Coppola Honored, Early Oscars Presented At Film Academy’s Second Annual Governors Awards

A few honorary Oscar winners are getting a jump on next year’s Academy Awards.

Film historian and preservationist Kevin Brownlow, director Jean-Luc Godard and character actor Eli Wallach are to receive Oscar statuettes Saturday evening at the Academy of Motion Picture Arts and Sciences’ second annual Governors Awards.

Director-producer Francis Ford Coppola is also to be presented with the academy’s Irving G. Thalberg award at the private black-tie dinner at Hollywood&Highland’s Grand Ballroom, which is adjacent to the Kodak Theatre, home of the Academy Awards.

Winners were chosenby the governors of the academy’s 15 branches.

The academy established its Governors Awards last year to pay tribute to winners of honorary Oscars and the Thalberg bust — prizes previously presented during the Academy Awards telecast. Academy President Tom Sherak said the new, non-televised Governors Awards allow the academy to honor more artists with more in-depth presentations.

Last year’s inaugural celebration “was a night where celebrities came, members came who aren’t celebrities and celebrated the careers of four people,” Sherak said. “Not only were all their friends able to attend — which doesn’t always happen at the Academy Awards — those people were able to talk and toast them individually.”

Sherak said he expects the event to remain untelevised, though highlights will be available online at Oscars.org and will also be included in the Academy Awards telecast on Feb. 27, 2011.

“We purposely have not let the outside in just yet,” he said. “We want it to be a night where you can say anything you want.”

Sid Ganis, who is producing the event with Don Mischer, said they plan to “put on an entertaining show that will do what we can’t do on the big show, which is to dig into the careers of these four gentlemen.”

Brownlow, a documentarian and historian, has restored several silent films, written books about the history of Hollywood and made movies about some of its pioneers.

“He is a treasure to this industry,” Sherak said.

Godard, a French-born director whose contributions to the New Wave era of filmmaking have been considered groundbreaking, has said he won’t be able to attend the awards ceremony.

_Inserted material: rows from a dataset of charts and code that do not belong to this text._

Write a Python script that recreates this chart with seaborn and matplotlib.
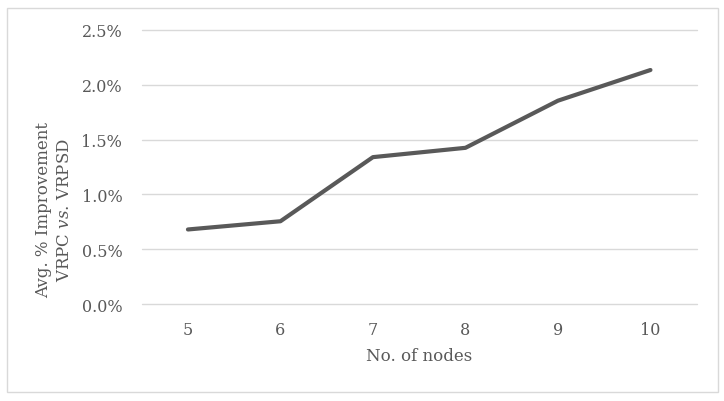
import matplotlib
matplotlib.use("Agg")
import matplotlib.pyplot as plt
import seaborn as sns
import pandas as pd
from matplotlib.ticker import PercentFormatter, MultipleLocator
from matplotlib.patches import Rectangle

nodes = ["5", "6", "7", "8", "9", "10"]
improvement = [0.68, 0.755, 1.34, 1.425, 1.855, 2.135]  # percent

sns.set_theme(style="white")
plt.rcParams["font.family"] = ["DejaVu Serif"]
plt.rcParams["mathtext.fontset"] = "custom"
plt.rcParams["mathtext.rm"] = "DejaVu Serif"
plt.rcParams["mathtext.it"] = "DejaVu Serif:italic"

TXT = "#595959"
df = pd.DataFrame({"nodes": nodes, "imp": improvement})

fig = plt.figure(figsize=(7.24, 4.02), dpi=100)
ax = fig.add_axes([141.7/724, 1-305/402, (696.7-141.7)/724, (305-31)/402])

sns.lineplot(data=df, x="nodes", y="imp", ax=ax, color="#595959", linewidth=3.0,
             sort=False)

ax.set_xlim(-0.5, 5.5)
ax.set_ylim(0, 2.5)
ax.yaxis.set_major_locator(MultipleLocator(0.5))
ax.yaxis.set_major_formatter(PercentFormatter(xmax=100, decimals=1))
ax.grid(axis="y", color="#d9d9d9", linewidth=1.0)
for gl in ax.get_ygridlines():
    gl.set_clip_on(False)
ax.set_axisbelow(True)
for s in ax.spines.values():
    s.set_visible(False)
ax.tick_params(axis="both", length=0, labelsize=11.5, labelcolor=TXT)
ax.tick_params(axis="x", pad=12)
ax.tick_params(axis="y", pad=14)
ax.set_xlabel("")
ax.set_ylabel("")

fig.text(419/724, 1-357/402, "No. of nodes", ha="center", va="center",
         fontsize=12, color=TXT)
fig.text(54/724, 1-210/402, "Avg. % Improvement\nVRPC $\\mathit{vs}$. VRPSD",
         ha="center", va="center", rotation=90, fontsize=12, color=TXT,
         multialignment="center", linespacing=1.35)

fig.patches.append(Rectangle((7/724, 1-393/402), (718-7)/724, (393-9)/402,
                             transform=fig.transFigure, fill=False,
                             edgecolor="#d9d9d9", linewidth=1.0))

fig.savefig("out.png", dpi=100, facecolor="white")
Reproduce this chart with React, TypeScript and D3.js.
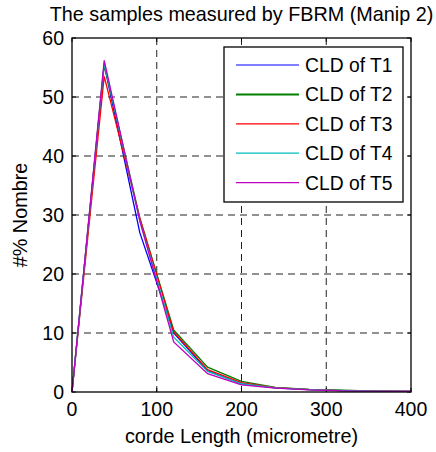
import React from "react";
import * as d3 from "d3";

const xValues = [0, 38, 80, 120, 160, 200, 240, 280, 320, 360, 400];
const seriesNames = ["CLD of T1", "CLD of T2", "CLD of T3", "CLD of T4", "CLD of T5"];
const seriesColors = ["#0000ff", "#008000", "#ff0000", "#00bfbf", "#bf00bf"];
const t1 = [0, 55.5, 27, 10, 3.6, 1.4, 0.7, 0.4, 0.25, 0.15, 0.1];
const t2 = [0, 55.5, 29.5, 10.5, 4.2, 1.8, 0.8, 0.45, 0.3, 0.15, 0.1];
const t3 = [0, 53.5, 29.5, 10.2, 3.8, 1.6, 0.75, 0.4, 0.25, 0.15, 0.1];
const t4 = [0, 55.8, 29, 9.3, 3.5, 1.4, 0.7, 0.4, 0.25, 0.15, 0.1];
const t5 = [0, 56.2, 29, 8.5, 3.1, 1.2, 0.65, 0.35, 0.2, 0.1, 0.1];
const seriesValues = [t1, t2, t3, t4, t5];
const xTicks = [0, 100, 200, 300, 400];
const yTicks = [0, 10, 20, 30, 40, 50, 60];
const title = "The samples measured by FBRM (Manip 2)";
const xLabel = "corde Length (micrometre)";
const yLabel = "#% Nombre";

const W = 436;
const H = 452;
const L = 72, R = 411, T = 38, B = 392;
const font = "'Liberation Sans', Arial, sans-serif";

export default function App() {
  const x = d3.scaleLinear().domain([0, 400]).range([L, R]);
  const y = d3.scaleLinear().domain([0, 60]).range([B, T]);
  const line = d3
    .line<number>()
    .x((_, i) => x(xValues[i]))
    .y((d) => y(d));

  const legX = 224, legY = 47, legW = 179, legH = 155;
  const rowY0 = 65, rowStep = 29.4;

  return (
    <svg
      width={W}
      height={H}
      style={{ position: "absolute", left: 0, top: 0, background: "#fff" }}
      fontFamily={font}
    >
      <rect x={0} y={0} width={W} height={H} fill="#fff" />
      {/* grid */}
      {xTicks.slice(1, -1).map((t) => (
        <line key={"gx" + t} x1={x(t)} x2={x(t)} y1={T} y2={B} stroke="#222" strokeDasharray="7,5" />
      ))}
      {yTicks.slice(1, -1).map((t) => (
        <line key={"gy" + t} x1={L} x2={R} y1={y(t)} y2={y(t)} stroke="#222" strokeDasharray="7,5" />
      ))}
      {/* ticks */}
      {xTicks.map((t) => (
        <g key={"tx" + t}>
          <line x1={x(t)} x2={x(t)} y1={B} y2={B - 4} stroke="#000" />
          <line x1={x(t)} x2={x(t)} y1={T} y2={T + 4} stroke="#000" />
          <text x={x(t)} y={416} fontSize={19.5} textAnchor="middle" fill="#000">
            {t}
          </text>
        </g>
      ))}
      {yTicks.map((t) => (
        <g key={"ty" + t}>
          <line x1={L} x2={L + 4} y1={y(t)} y2={y(t)} stroke="#000" />
          <line x1={R} x2={R - 4} y1={y(t)} y2={y(t)} stroke="#000" />
          <text x={64} y={y(t)} dy="0.36em" fontSize={19.5} textAnchor="end" fill="#000">
            {t}
          </text>
        </g>
      ))}
      {/* series */}
      {seriesValues.map((vals, i) => (
        <path key={"s" + i} d={line(vals) || ""} fill="none" stroke={seriesColors[i]} strokeWidth={1.3} />
      ))}
      {/* axes box */}
      <rect x={L} y={T} width={R - L} height={B - T} fill="none" stroke="#000" strokeWidth={1.3} />
      {/* legend */}
      <rect x={legX} y={legY} width={legW} height={legH} fill="#fff" stroke="#000" strokeWidth={1.3} />
      {seriesNames.map((n, i) => (
        <g key={"l" + i}>
          <line
            x1={236}
            x2={299}
            y1={rowY0 + i * rowStep}
            y2={rowY0 + i * rowStep}
            stroke={seriesColors[i]}
            strokeWidth={i === 1 ? 2 : 1.2}
          />
          <text x={305} y={rowY0 + i * rowStep} dy="0.36em" fontSize={19.3} fill="#000">
            {n}
          </text>
        </g>
      ))}
      {/* labels */}
      <text x={(L + R) / 2} y={21} fontSize={19.8} textAnchor="middle" fill="#000">
        {title}
      </text>
      <text x={(L + R) / 2} y={443} fontSize={19.8} textAnchor="middle" fill="#000">
        {xLabel}
      </text>
      <text
        transform={`translate(27,${(T + B) / 2}) rotate(-90)`}
        fontSize={19.8}
        textAnchor="middle"
        fill="#000"
      >
        {yLabel}
      </text>
    </svg>
  );
}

Godard has been the subject of media reports in recent weeks that suggest he is anti-Semitic, and the academy received some complaints about his honorary award, but Sherak said the honorary Oscar is in recognition of his artistic contributions, not “his overall life.”

Wallach is a character actor who has appeared in scores of movies and TV shows since his career began in the early 1950s. Sherak called the 94-year-old actor “a gem” and “an artist in his craft.”

Coppola, a five-time Oscar winner whose credits include “The Godfather” and “Apocalypse Now,” is being honored for producing a lifetime of quality work.

“His contributions have taken the art form to a whole new level,” Sherak said.

Coppola said he felt “blessed” when he got word of the award.

“It is sort of the ultimate award for producing,” he said in an interview. “I’ve been a writer, a director and I have more than gotten my share of those honors. The Thalberg Award, for me, is kind of a trifecta.”